NECN INVESTIGATES: Mass. Schools Not Required to Have Carbon Monoxide Detectors

In the wake of a carbon monoxide scare at a school in Newton, Massachusetts, you might assume all schools have detectors like the one that went off Friday. But you'd be wrong.

It's a law to have carbon monoxide detectors in some places in Massachusetts, but schools are not on that list.

Sophie was 8. She loved to ski and play the violin. Owen was 10 - he was a master Lego builder. The first and third graders were killed in their sleep along with their parents at an Aspen vacation house on Thanksgiving 2008.

"You don't think this can happen to you, but it can happen to you," said their aunt, Hildy Fuerbach of Rockport, Massachusetts. "There is no - no warning. No warning."

The Lofgren family was poisoned by the colorless, odorless, tasteless killer, carbon monoxide. The vacation home had no detectors.

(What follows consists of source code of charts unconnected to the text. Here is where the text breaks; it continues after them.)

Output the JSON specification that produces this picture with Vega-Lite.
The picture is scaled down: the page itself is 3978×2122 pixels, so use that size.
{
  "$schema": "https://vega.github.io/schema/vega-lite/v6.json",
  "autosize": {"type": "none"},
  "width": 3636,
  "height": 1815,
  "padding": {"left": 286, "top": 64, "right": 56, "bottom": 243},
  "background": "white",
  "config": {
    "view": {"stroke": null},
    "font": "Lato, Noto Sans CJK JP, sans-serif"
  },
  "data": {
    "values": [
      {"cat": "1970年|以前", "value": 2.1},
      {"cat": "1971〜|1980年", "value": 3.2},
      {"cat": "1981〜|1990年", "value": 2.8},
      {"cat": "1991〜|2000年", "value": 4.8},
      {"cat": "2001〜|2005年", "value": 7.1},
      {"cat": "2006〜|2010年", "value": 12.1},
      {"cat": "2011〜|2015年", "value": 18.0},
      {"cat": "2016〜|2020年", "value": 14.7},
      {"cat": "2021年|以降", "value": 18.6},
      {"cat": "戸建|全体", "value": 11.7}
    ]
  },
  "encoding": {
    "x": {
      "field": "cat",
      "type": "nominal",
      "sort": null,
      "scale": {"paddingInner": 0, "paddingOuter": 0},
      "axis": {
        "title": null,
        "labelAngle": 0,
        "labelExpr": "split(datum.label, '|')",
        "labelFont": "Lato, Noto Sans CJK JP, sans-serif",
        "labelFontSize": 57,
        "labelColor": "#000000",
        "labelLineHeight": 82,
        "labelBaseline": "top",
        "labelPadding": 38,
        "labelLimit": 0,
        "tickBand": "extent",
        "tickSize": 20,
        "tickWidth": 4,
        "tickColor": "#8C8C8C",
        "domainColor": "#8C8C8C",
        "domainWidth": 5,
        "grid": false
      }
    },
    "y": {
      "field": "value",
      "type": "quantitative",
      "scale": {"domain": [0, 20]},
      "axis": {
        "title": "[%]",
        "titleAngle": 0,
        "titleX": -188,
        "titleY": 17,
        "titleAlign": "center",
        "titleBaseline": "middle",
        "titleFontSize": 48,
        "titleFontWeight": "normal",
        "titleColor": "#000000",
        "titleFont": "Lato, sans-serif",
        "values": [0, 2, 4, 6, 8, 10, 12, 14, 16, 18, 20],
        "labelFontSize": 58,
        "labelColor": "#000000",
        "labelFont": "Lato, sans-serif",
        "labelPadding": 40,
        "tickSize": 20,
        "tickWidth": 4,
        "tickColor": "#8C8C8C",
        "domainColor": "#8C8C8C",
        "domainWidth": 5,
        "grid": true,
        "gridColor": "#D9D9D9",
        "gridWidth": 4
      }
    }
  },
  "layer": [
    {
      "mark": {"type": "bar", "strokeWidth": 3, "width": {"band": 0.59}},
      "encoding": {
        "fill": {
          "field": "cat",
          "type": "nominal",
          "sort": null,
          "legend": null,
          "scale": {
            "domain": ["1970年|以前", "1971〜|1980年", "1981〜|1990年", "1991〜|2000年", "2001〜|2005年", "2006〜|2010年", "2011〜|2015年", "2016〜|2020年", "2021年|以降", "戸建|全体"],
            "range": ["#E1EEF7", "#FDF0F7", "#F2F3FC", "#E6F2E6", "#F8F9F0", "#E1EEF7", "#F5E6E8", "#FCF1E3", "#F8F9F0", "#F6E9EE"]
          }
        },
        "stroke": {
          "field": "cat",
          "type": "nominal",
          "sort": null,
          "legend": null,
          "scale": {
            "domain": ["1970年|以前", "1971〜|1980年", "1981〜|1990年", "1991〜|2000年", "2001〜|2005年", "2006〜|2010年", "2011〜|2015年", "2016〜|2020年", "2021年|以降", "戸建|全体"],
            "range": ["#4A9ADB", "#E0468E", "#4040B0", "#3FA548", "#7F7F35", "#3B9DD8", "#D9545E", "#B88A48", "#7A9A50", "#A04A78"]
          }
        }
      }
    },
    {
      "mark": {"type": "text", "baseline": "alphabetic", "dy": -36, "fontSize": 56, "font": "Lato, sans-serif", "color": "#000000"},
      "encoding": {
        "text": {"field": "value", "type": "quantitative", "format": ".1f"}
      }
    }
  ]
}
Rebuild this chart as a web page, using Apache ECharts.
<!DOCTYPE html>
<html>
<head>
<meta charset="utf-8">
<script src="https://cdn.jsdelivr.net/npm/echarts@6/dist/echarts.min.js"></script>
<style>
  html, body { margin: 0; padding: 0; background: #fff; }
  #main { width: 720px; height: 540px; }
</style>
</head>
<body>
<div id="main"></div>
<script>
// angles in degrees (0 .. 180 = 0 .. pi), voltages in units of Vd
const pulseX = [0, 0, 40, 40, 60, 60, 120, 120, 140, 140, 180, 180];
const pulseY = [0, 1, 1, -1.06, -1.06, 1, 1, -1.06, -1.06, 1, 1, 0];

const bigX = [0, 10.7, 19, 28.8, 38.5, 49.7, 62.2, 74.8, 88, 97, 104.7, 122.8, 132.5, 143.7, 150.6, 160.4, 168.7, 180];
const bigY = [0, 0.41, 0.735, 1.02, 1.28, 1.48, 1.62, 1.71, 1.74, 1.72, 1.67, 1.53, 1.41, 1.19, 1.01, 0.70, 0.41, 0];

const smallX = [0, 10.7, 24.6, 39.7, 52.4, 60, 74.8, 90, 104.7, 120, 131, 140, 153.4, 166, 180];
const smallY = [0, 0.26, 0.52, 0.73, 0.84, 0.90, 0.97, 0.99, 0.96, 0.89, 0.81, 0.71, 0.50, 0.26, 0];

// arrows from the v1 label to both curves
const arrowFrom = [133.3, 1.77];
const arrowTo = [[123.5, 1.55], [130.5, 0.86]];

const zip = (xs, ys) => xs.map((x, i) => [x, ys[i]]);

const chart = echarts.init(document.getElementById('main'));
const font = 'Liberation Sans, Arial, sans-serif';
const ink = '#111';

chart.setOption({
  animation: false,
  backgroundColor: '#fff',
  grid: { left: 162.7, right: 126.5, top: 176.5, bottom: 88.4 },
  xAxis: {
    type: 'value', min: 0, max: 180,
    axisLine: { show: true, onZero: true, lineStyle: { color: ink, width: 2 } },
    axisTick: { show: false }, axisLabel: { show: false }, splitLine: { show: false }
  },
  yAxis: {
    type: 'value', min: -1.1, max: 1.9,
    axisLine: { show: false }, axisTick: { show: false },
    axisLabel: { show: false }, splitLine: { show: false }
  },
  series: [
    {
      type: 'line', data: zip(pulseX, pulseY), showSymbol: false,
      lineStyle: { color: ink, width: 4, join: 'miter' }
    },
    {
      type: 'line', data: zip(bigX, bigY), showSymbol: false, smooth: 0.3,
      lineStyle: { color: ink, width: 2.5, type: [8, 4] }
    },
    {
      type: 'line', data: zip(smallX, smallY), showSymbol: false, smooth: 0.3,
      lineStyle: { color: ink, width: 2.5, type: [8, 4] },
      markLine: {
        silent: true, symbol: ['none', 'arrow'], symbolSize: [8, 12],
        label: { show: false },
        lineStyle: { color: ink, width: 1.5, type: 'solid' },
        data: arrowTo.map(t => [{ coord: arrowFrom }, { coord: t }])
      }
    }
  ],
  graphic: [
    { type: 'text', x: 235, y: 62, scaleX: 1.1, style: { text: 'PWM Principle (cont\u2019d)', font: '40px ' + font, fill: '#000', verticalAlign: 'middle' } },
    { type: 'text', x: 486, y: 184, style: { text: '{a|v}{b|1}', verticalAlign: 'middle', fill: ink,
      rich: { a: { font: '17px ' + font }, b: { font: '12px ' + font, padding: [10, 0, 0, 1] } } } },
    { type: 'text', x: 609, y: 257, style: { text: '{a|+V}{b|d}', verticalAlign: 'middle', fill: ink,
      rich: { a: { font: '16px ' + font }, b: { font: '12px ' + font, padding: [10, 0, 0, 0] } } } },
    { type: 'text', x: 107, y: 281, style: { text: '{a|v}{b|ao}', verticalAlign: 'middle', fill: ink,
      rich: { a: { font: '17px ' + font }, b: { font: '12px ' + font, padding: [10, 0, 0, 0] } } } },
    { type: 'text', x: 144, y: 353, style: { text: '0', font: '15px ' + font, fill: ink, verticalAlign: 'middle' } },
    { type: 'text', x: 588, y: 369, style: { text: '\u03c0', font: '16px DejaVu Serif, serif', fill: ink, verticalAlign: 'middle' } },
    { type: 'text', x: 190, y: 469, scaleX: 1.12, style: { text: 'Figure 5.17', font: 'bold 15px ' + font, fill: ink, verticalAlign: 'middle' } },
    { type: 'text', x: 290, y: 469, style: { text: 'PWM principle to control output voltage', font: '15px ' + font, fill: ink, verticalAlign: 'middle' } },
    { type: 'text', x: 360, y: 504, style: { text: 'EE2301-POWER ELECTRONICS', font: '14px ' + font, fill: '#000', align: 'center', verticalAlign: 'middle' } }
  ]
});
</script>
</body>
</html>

Fuerbach has spent the last 7 years advocating for tougher laws in Massachusetts. She spoke to necn by phone as she traveled to Virginia. She was glad to hear the Newton school where two employees were sickened this morning by carbon monoxide has detectors, but is angry it's not a requirement for all Bay State schools.

"One would not send their child to a school that didn't have smoke detectors," she said. "Carbon monoxide alarms should be as ubiquitous as smoke alarms."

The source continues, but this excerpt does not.